The methodology for well location optimization under uncertainty, coupled to a deep learning predictive modeling approach for assisting hot spot target identification, has proven to be effective. The iterative workflow design is built on a probabilistic case analysis and basic reservoir engineering principles. The machine learning model approach was introduced to capture subsurface features, including structure and property similarity for classification and selection of potential well target regions.
With application to the Olympus case study, a base line well location design was significantly improved in a few steps. The base line location design was underperforming, due to subsurface uncertainty; close to 50% of all producing wells were delivering significantly below target expectation. The well location design was improved in two optimization steps, which enabled more than 90% of all producing wells to deliver the economic demand at an 80% probability level or higher.
The expert-guided machine learning approach proves to be helpful for fast well target selection. However, the parameterization of the expert-driven input remains a challenge for generalization. Alternative training objectives for the machine learning approach focus on expert defined reference wells as a template for potential target wells.
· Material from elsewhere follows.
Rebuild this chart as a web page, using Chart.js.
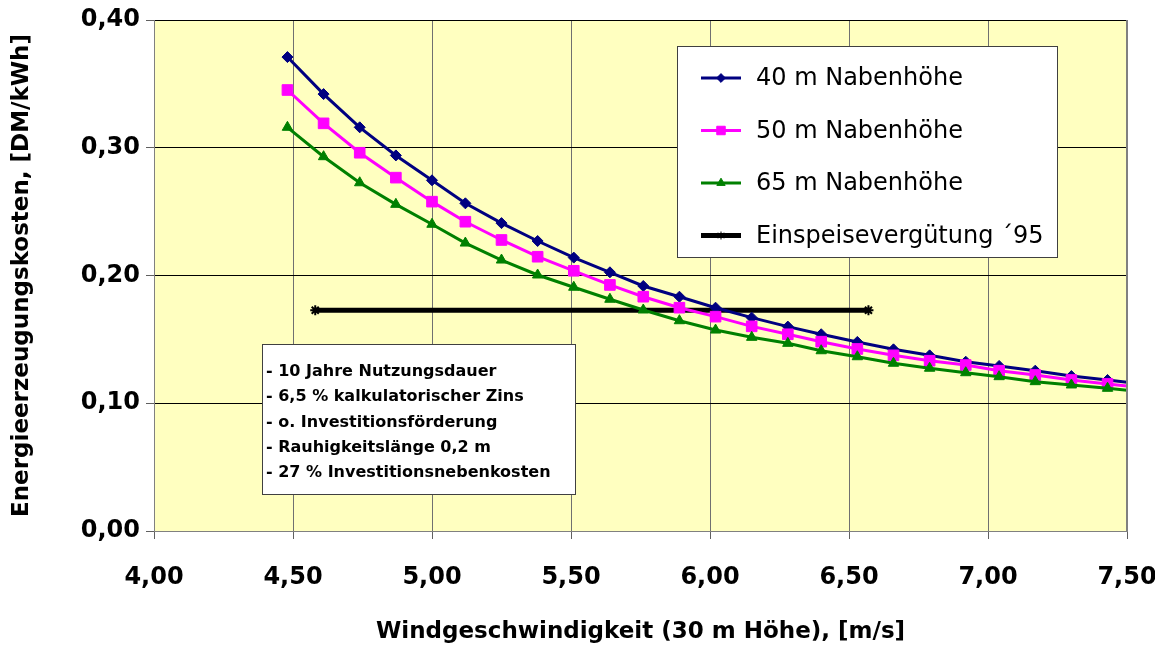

In conclusion, an efficient, semi-automatic well location optimization approach has shown significant speed-up in the well target selection. The workflow design has been applied successfully to a semi-synthetic benchmark study, as well as to real field scenarios.
This article was adapted from SPE paper 202660, “Ensemble-based Well Location Optimization Under Subsurface Uncertainty Guided by Deep-learning Approach To 3D Geological Feature Classification,” which was prepared for presentation at the Abu Dhabi International Petroleum Exhibition & Conference Virtual, Abu Dhabi, UAE, Nov. 9–12, 2020.